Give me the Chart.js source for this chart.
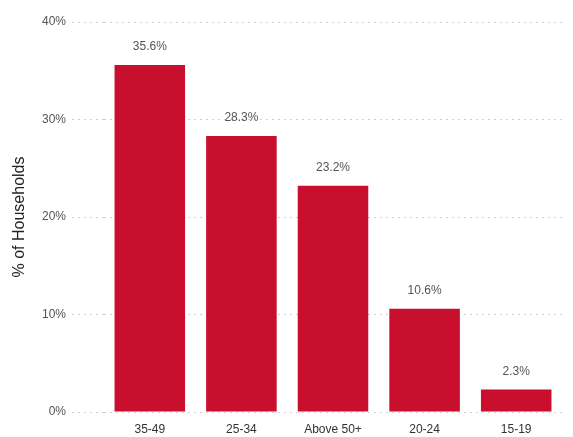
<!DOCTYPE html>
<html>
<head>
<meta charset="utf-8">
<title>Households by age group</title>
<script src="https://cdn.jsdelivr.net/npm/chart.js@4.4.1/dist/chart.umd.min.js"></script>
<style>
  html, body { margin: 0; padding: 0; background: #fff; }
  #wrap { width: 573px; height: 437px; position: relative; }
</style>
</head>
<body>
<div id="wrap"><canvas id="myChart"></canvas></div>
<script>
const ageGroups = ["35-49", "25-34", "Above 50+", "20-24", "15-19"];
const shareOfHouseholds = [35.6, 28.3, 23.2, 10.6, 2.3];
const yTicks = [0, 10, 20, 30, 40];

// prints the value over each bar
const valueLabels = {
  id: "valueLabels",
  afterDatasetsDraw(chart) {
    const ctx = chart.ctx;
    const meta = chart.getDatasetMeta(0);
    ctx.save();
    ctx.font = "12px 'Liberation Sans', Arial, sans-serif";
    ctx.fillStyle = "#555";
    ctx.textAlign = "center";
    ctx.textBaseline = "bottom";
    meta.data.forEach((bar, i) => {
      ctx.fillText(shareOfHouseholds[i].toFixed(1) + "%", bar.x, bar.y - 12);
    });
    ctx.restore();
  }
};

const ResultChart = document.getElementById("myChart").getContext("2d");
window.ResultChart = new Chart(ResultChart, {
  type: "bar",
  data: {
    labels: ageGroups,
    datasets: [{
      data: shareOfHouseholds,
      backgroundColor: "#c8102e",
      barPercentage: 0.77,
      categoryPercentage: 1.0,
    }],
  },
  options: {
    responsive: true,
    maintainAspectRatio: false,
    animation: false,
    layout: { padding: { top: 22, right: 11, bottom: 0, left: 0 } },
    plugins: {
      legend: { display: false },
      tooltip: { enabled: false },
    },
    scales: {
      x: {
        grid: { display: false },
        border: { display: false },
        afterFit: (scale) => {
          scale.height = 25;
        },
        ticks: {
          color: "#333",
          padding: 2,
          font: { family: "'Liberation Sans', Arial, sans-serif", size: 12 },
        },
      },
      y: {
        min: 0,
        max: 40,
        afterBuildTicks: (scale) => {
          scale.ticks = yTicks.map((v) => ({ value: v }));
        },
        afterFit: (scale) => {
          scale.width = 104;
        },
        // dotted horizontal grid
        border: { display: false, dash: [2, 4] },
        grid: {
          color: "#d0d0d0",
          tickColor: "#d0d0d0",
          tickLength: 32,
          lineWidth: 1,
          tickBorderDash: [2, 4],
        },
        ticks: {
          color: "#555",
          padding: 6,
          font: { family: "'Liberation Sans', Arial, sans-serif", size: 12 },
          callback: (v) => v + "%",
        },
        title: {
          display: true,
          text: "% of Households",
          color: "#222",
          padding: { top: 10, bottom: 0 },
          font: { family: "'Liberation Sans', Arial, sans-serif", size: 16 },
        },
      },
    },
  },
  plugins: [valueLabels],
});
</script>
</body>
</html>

...

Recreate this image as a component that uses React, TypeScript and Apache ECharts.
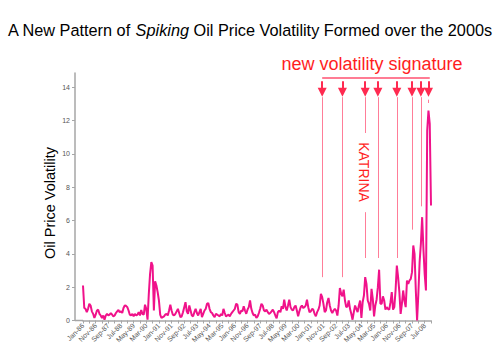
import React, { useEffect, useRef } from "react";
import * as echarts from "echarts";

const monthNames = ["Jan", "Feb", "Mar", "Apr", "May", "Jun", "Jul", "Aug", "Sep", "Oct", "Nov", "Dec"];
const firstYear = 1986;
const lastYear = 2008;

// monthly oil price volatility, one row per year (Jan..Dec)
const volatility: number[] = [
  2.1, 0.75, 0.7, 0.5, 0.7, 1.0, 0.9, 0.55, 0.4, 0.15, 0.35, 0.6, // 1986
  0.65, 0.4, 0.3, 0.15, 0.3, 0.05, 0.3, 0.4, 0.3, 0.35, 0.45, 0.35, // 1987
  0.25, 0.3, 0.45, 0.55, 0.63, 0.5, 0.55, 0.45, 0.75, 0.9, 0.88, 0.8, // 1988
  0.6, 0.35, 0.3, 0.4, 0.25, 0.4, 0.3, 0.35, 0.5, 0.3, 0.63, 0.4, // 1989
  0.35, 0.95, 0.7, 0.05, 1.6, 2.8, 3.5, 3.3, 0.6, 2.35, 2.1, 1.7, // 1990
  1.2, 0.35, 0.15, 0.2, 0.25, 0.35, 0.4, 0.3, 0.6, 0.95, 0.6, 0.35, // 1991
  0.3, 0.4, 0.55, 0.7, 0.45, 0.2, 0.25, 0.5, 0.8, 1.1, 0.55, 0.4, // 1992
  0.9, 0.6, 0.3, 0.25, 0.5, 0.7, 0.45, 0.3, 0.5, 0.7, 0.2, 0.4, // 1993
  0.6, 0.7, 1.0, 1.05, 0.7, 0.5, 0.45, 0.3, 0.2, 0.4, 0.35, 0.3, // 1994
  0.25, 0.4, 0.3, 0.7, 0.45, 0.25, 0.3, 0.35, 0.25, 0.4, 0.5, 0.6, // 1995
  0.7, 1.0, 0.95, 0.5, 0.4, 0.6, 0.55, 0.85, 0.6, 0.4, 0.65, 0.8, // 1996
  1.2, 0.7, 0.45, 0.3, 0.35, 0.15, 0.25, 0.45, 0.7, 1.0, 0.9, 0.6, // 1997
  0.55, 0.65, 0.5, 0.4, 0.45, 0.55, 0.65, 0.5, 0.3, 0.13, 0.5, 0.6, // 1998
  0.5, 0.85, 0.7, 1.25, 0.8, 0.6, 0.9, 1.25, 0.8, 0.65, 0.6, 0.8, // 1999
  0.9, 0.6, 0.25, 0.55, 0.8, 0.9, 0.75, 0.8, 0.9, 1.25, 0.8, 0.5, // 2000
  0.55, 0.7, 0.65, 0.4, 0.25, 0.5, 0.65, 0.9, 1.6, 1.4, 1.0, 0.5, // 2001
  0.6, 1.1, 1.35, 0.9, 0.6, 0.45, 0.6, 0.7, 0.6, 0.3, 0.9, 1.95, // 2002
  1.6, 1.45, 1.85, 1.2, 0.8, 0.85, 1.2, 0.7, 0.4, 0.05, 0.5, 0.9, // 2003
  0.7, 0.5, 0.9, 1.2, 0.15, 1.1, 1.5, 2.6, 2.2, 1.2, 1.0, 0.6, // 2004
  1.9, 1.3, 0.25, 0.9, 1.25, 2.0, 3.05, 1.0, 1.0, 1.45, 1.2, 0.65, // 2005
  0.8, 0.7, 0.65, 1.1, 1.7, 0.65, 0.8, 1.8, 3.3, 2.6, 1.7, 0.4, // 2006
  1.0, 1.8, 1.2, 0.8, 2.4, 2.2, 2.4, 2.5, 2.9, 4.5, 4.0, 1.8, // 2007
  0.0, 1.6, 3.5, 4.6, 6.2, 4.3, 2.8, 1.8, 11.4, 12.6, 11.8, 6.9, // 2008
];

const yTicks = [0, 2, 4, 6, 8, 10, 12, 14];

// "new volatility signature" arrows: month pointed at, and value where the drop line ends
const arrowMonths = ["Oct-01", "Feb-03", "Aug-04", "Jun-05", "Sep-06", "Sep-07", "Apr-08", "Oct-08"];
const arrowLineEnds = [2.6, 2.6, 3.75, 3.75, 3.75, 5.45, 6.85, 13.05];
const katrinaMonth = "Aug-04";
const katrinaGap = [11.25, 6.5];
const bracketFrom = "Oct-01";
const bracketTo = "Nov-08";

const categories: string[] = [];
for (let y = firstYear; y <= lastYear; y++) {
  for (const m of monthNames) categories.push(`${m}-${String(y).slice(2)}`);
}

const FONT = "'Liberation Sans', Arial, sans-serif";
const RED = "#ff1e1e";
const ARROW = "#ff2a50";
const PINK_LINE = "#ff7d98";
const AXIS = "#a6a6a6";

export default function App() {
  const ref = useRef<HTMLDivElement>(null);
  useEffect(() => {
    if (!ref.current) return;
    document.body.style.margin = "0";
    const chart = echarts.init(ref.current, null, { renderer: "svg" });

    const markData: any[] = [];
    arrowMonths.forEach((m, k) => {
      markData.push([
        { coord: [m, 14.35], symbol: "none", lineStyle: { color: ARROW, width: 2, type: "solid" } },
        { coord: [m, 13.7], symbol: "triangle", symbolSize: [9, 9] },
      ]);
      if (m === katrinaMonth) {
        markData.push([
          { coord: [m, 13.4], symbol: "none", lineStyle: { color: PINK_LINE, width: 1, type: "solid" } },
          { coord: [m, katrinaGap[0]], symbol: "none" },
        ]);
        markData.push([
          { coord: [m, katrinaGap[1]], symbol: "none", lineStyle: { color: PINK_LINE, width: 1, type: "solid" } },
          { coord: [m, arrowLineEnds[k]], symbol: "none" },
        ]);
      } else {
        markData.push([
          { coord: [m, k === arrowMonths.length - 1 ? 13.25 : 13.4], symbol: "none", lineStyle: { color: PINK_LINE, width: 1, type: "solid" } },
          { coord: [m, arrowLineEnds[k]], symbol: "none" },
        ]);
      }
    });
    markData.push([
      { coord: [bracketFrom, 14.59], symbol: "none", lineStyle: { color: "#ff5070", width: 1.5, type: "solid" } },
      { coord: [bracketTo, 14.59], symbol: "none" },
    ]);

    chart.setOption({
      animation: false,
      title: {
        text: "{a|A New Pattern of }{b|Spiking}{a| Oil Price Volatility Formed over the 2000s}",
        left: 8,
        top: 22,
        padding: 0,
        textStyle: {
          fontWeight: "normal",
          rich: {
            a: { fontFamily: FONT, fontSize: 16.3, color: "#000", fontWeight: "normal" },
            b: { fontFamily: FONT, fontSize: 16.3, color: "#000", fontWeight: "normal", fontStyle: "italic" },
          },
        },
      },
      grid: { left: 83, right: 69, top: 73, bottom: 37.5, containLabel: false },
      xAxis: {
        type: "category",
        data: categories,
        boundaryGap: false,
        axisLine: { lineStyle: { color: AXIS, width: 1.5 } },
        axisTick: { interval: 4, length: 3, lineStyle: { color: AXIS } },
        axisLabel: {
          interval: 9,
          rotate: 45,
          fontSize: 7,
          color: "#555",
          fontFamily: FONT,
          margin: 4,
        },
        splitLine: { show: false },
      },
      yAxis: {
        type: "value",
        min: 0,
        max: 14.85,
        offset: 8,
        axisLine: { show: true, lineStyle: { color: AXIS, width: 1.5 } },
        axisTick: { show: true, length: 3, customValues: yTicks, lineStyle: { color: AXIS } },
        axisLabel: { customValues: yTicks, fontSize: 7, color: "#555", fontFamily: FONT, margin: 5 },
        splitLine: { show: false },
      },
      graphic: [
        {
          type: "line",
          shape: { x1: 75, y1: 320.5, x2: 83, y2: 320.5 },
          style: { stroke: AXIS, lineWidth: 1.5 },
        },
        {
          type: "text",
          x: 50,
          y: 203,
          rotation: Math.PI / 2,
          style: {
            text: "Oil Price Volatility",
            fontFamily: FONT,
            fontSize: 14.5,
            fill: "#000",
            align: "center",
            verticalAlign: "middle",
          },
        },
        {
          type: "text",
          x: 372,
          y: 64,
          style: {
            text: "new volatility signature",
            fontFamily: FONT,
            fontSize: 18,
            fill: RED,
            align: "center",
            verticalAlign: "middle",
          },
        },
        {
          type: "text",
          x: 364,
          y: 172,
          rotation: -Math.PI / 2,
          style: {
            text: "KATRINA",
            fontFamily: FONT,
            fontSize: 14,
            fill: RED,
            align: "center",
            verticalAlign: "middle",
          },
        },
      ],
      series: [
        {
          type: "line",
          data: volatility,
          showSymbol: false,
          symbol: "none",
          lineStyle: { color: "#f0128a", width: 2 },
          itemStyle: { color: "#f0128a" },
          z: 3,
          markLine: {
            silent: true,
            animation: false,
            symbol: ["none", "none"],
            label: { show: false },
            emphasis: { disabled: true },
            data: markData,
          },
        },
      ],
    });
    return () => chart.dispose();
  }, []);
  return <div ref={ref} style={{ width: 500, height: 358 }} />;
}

...

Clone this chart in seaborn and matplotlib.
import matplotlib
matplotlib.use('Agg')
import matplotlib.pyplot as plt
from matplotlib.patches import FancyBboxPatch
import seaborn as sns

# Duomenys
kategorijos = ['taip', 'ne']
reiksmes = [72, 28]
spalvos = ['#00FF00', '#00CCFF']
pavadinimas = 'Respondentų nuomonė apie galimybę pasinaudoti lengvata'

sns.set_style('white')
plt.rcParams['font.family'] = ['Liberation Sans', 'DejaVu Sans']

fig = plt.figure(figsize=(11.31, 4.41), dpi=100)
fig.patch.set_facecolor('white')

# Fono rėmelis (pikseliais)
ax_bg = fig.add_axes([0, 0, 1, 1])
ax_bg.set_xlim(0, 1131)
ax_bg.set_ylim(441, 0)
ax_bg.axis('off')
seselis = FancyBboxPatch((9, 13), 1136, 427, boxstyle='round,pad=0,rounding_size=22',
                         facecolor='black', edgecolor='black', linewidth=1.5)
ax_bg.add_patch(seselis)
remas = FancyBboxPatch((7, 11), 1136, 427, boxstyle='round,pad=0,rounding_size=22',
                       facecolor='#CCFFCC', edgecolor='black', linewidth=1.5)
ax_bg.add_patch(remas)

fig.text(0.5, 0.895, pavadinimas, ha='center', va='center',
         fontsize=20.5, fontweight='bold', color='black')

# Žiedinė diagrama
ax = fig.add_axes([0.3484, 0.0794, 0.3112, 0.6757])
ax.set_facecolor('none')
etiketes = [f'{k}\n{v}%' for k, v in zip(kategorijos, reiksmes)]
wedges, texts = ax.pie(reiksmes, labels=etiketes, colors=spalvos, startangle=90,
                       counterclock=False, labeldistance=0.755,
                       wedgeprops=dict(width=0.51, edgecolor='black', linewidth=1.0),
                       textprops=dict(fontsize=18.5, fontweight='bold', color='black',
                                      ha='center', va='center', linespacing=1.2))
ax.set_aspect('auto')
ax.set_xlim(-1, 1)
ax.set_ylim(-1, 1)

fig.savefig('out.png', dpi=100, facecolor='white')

■ Written request:
Repeat the span of lines that opens with the line holding "Clone this chart in seaborn and matplotlib." and closes with the line holding "pavadinimas = 'Respondentų", exactly as it stands.

■ Solution to this problem:
Clone this chart in seaborn and matplotlib.
import matplotlib
matplotlib.use('Agg')
import matplotlib.pyplot as plt
from matplotlib.patches import FancyBboxPatch
import seaborn as sns

# Duomenys
kategorijos = ['taip', 'ne']
reiksmes = [72, 28]
spalvos = ['#00FF00', '#00CCFF']
pavadinimas = 'Respondentų nuomonė apie galimybę pasinaudoti lengvata'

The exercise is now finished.